I didn’t find myself laughing uproariously at Casual Violence. There were some great gags embedded within their sketches, often sly wordplay that creeps in under the radar of the main plot thrust. Unlike most sketch comedy shows that try to pummel you over the head with punchline after punchline, the main feeling experienced was of being strangely compelled by the sketches, rather than being in stitches over them. The slow pacing and attention to character detail, and even pathos, over jokes at times means that this show will definitely not be for everyone. Yet, the slickness, smoothness and crafted nature of the four runner sketches that comprise this hour long show didn’t leave you feeling cold, like other offerings that prioritise technique over flat-out broad comedy.
The sketches are populated by sinister, outsider figures that seem more drawn from the cinema than the stage. A disquieting poppy salesman and the psychotic self-proclaimed head of the Human Defence League against alien invasion, are given plenty of room for black comic stylings, while moments of real character depth focusing on their vulnerability and isolation in their later sketches prevent the tone from slipping into lazy ‘shock’ territory. All of the sketches are given real resonance by the inclusion of onstage pianist Adam D. Felman, whose deft and versatile playing flits from gently teasing out the laughs from onstage dialogue, to making things seem a lot darker and moodier than they would otherwise be. The pinnacle in terms of Casual Violence’s stagecraft is not necessarily their most obvious comic piece. As we watch a broken, defeated, clockwork-operated owner of old-style curiosity shop ‘The Obsoleteum’ gradually ‘wind down’ to nothing, we know we’re in the presence of writers and performers who have aspirations beyond the constraints of sketch comedy.

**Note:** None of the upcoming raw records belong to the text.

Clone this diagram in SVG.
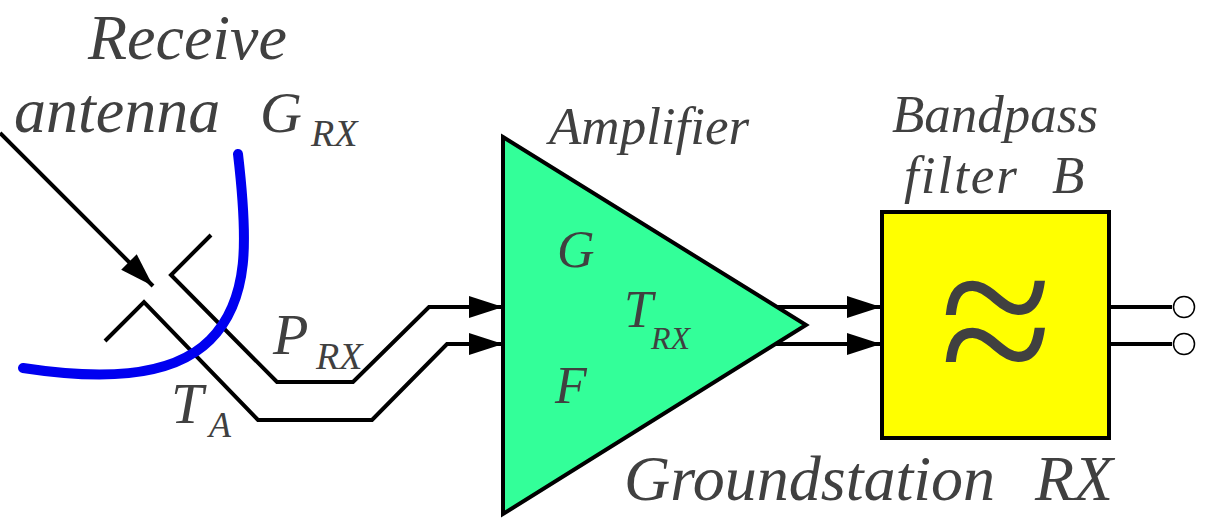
<svg xmlns="http://www.w3.org/2000/svg" width="1210" height="519" viewBox="0 0 1210 519">
<style>
.t{font-family:"Liberation Serif",serif;font-style:italic;fill:#404040}
.w{font-family:"Liberation Serif",serif;fill:#404040;font-size:205px}
.l{fill:none;stroke:#000;stroke-width:4}
</style>
<defs><marker id="a" markerUnits="userSpaceOnUse" markerWidth="36" markerHeight="24" refX="34" refY="11" orient="auto"><path d="M0 0L34 11L0 22Z" fill="#000"/></marker></defs>
<g id="connectors">
<path class="l" d="M0 133L153 286" marker-end="url(#a)"/>
<path class="l" d="M211 235L171 275L277 382H353L429 307H503" marker-end="url(#a)"/>
<path class="l" d="M105 341L144 302L258 420H372L447 344H503" marker-end="url(#a)"/>
<path class="l" d="M776 307H881" marker-end="url(#a)"/>
<path class="l" d="M776 344H881" marker-end="url(#a)"/>
<path class="l" d="M1109 307H1172"/>
<path class="l" d="M1109 344H1172"/>
</g>
<g id="dish"><path d="M238 154C248 240 250 300 210 340C170 380 95 379 23 368" fill="none" stroke="#0000f0" stroke-width="10" stroke-linecap="round"/></g>
<g id="amplifier"><path d="M503 137L806 325L503 514Z" fill="#33ff99" stroke="#000" stroke-width="4"/>
<text class="t" x="557" y="267" font-size="52">G</text>
<text class="t" x="555" y="403" font-size="52">F</text>
<text class="t" x="624" y="327" font-size="52">T</text>
<text class="t" x="651" y="349" font-size="32">RX</text>
<text class="t" x="549" y="144" font-size="53">Amplifier</text></g>
<g id="filter"><rect x="882" y="212" width="227" height="226" fill="#ff0" stroke="#000" stroke-width="4"/>
<text class="w" x="940" y="365">~</text>
<text class="w" x="940" y="412">~</text>
<text class="t" x="892" y="132" font-size="53">Bandpass</text>
<text class="t" x="904" y="193" font-size="53" textLength="113">filter</text>
<text class="t" x="1052" y="193" font-size="53">B</text></g>
<g id="port1"><circle cx="1184" cy="307" r="10.5" fill="#fff" stroke="#000" stroke-width="1.5"/></g>
<g id="port2"><circle cx="1184" cy="344" r="10.5" fill="#fff" stroke="#000" stroke-width="1.5"/></g>
<g id="labels">
<text class="t" x="88" y="59" font-size="64">Receive</text>
<text class="t" x="14" y="132" font-size="64">antenna</text>
<text class="t" x="260" y="132" font-size="58">G</text>
<text class="t" x="311" y="146" font-size="38">RX</text>
<text class="t" x="273" y="354" font-size="58">P</text>
<text class="t" x="316" y="369" font-size="38">RX</text>
<text class="t" x="171" y="423" font-size="58">T</text>
<text class="t" x="209" y="437" font-size="36">A</text>
<text class="t" x="624" y="500" font-size="64">Groundstation</text>
<text class="t" x="1035" y="500" font-size="64">RX</text>
</g>
</svg>
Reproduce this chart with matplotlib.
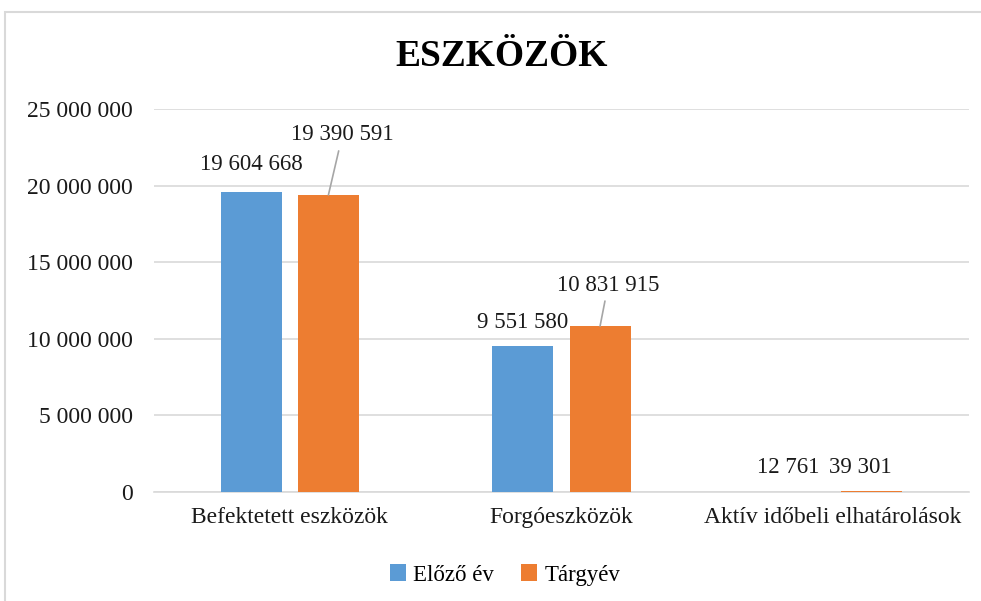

At times the show felt like watching ‘sketch drama’, rather than sketch comedy. The very fact that this kind of comedy exists, the fact that they give the sketches time to breathe and give their characters time to develop, felt admirably audacious. Though I wasn’t overwhelmed by belly-laughter, and even found some jokes falling flat quite often, the fact that throughout I remained strangely compelled, proves that Casual Violence have made something, whatever it is, that ought to be applauded.